» **To do**:
Can you copy out the data exactly? Leave the images out.

» **Source excerpt**:

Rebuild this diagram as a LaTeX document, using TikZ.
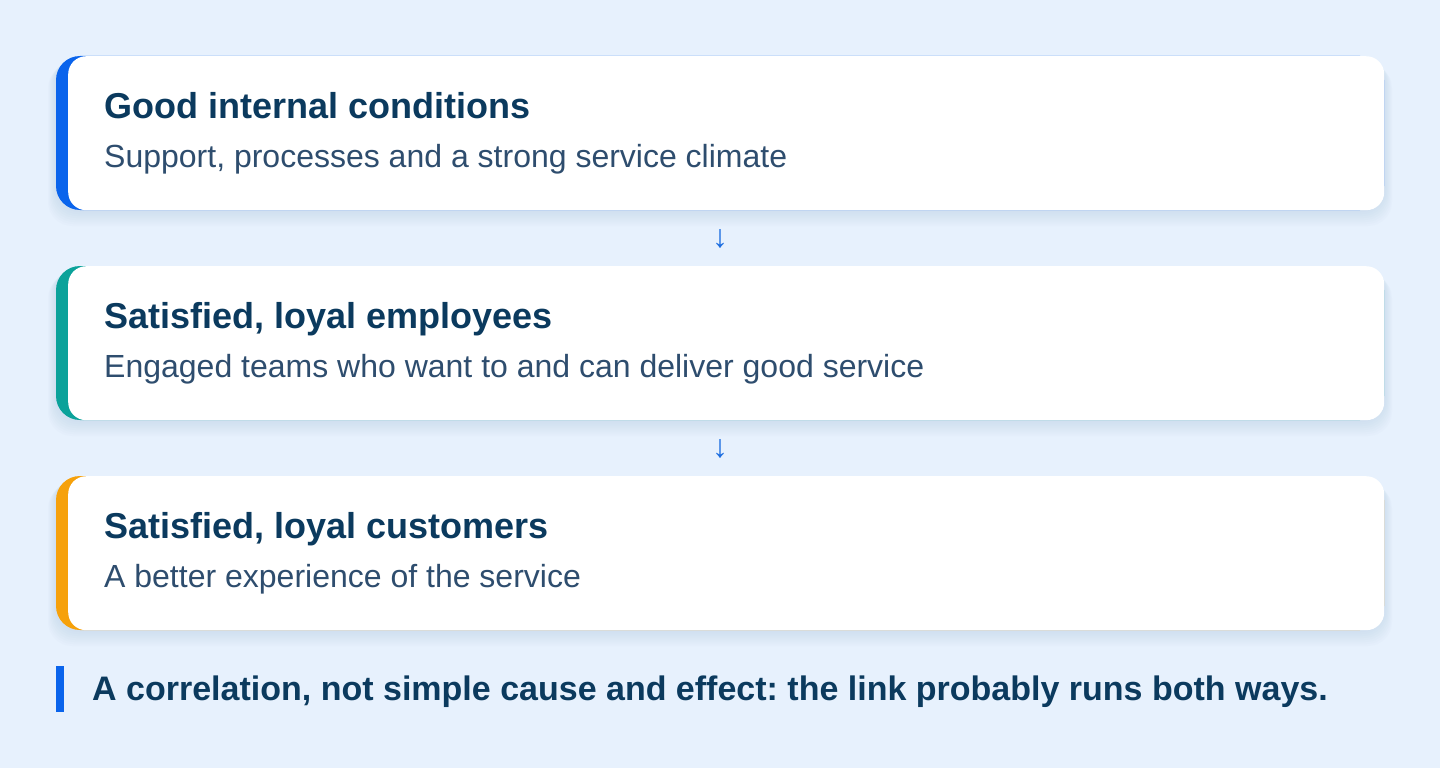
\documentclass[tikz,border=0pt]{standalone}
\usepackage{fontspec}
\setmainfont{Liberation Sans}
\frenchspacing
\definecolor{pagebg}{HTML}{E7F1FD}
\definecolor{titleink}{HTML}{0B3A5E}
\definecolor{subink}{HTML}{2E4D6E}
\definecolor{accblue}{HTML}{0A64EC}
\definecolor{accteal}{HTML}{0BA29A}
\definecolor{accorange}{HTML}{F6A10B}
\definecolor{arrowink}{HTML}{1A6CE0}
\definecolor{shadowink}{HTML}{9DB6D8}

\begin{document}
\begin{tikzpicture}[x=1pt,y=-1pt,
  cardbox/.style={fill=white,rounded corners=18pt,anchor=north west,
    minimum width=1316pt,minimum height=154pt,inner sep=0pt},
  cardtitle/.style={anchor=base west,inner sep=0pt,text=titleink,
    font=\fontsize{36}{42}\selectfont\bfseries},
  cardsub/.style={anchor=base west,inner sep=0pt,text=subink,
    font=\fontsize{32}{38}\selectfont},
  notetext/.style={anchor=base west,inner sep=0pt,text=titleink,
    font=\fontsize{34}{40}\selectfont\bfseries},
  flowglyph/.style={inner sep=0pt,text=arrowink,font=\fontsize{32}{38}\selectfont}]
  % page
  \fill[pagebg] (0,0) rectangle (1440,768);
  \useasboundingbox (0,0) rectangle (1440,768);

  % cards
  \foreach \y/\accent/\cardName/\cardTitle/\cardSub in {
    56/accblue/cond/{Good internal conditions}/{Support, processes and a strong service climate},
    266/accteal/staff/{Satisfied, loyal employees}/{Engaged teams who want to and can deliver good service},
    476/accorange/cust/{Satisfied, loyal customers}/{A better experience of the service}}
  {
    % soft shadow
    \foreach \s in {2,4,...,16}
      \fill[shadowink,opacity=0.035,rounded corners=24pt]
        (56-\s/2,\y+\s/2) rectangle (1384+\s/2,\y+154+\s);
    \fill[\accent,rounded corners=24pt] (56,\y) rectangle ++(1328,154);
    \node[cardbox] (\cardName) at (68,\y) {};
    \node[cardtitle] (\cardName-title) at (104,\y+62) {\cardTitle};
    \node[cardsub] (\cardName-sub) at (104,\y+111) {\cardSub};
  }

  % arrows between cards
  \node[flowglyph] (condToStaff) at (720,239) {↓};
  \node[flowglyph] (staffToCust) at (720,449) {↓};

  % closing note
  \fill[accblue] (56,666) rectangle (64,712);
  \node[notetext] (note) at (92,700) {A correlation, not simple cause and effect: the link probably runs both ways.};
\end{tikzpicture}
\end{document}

» **Written answer**:
Rebuild this diagram as a LaTeX document, using TikZ.
\documentclass[tikz,border=0pt]{standalone}
\usepackage{fontspec}
\setmainfont{Liberation Sans}
\frenchspacing
\definecolor{pagebg}{HTML}{E7F1FD}
\definecolor{titleink}{HTML}{0B3A5E}
\definecolor{subink}{HTML}{2E4D6E}
\definecolor{accblue}{HTML}{0A64EC}
\definecolor{accteal}{HTML}{0BA29A}
\definecolor{accorange}{HTML}{F6A10B}
\definecolor{arrowink}{HTML}{1A6CE0}
\definecolor{shadowink}{HTML}{9DB6D8}

\begin{document}
\begin{tikzpicture}[x=1pt,y=-1pt,
  cardbox/.style={fill=white,rounded corners=18pt,anchor=north west,
    minimum width=1316pt,minimum height=154pt,inner sep=0pt},
  cardtitle/.style={anchor=base west,inner sep=0pt,text=titleink,
    font=\fontsize{36}{42}\selectfont\bfseries},
  cardsub/.style={anchor=base west,inner sep=0pt,text=subink,
    font=\fontsize{32}{38}\selectfont},
  notetext/.style={anchor=base west,inner sep=0pt,text=titleink,
    font=\fontsize{34}{40}\selectfont\bfseries},
  flowglyph/.style={inner sep=0pt,text=arrowink,font=\fontsize{32}{38}\selectfont}]
  % page
  \fill[pagebg] (0,0) rectangle (1440,768);
  \useasboundingbox (0,0) rectangle (1440,768);

  % cards
  \foreach \y/\accent/\cardName/\cardTitle/\cardSub in {
    56/accblue/cond/{Good internal conditions}/{Support, processes and a strong service climate},
    266/accteal/staff/{Satisfied, loyal employees}/{Engaged teams who want to and can deliver good service},
    476/accorange/cust/{Satisfied, loyal customers}/{A better experience of the service}}
  {
    % soft shadow
    \foreach \s in {2,4,...,16}
      \fill[shadowink,opacity=0.035,rounded corners=24pt]
        (56-\s/2,\y+\s/2) rectangle (1384+\s/2,\y+154+\s);
    \fill[\accent,rounded corners=24pt] (56,\y) rectangle ++(1328,154);
    \node[cardbox] (\cardName) at (68,\y) {};
    \node[cardtitle] (\cardName-title) at (104,\y+62) {\cardTitle};
    \node[cardsub] (\cardName-sub) at (104,\y+111) {\cardSub};
  }

  % arrows between cards
  \node[flowglyph] (condToStaff) at (720,239) {↓};
  \node[flowglyph] (staffToCust) at (720,449) {↓};

  % closing note
  \fill[accblue] (56,666) rectangle (64,712);
  \node[notetext] (note) at (92,700) {A correlation, not simple cause and effect: the link probably runs both ways.};
\end{tikzpicture}
\end{document}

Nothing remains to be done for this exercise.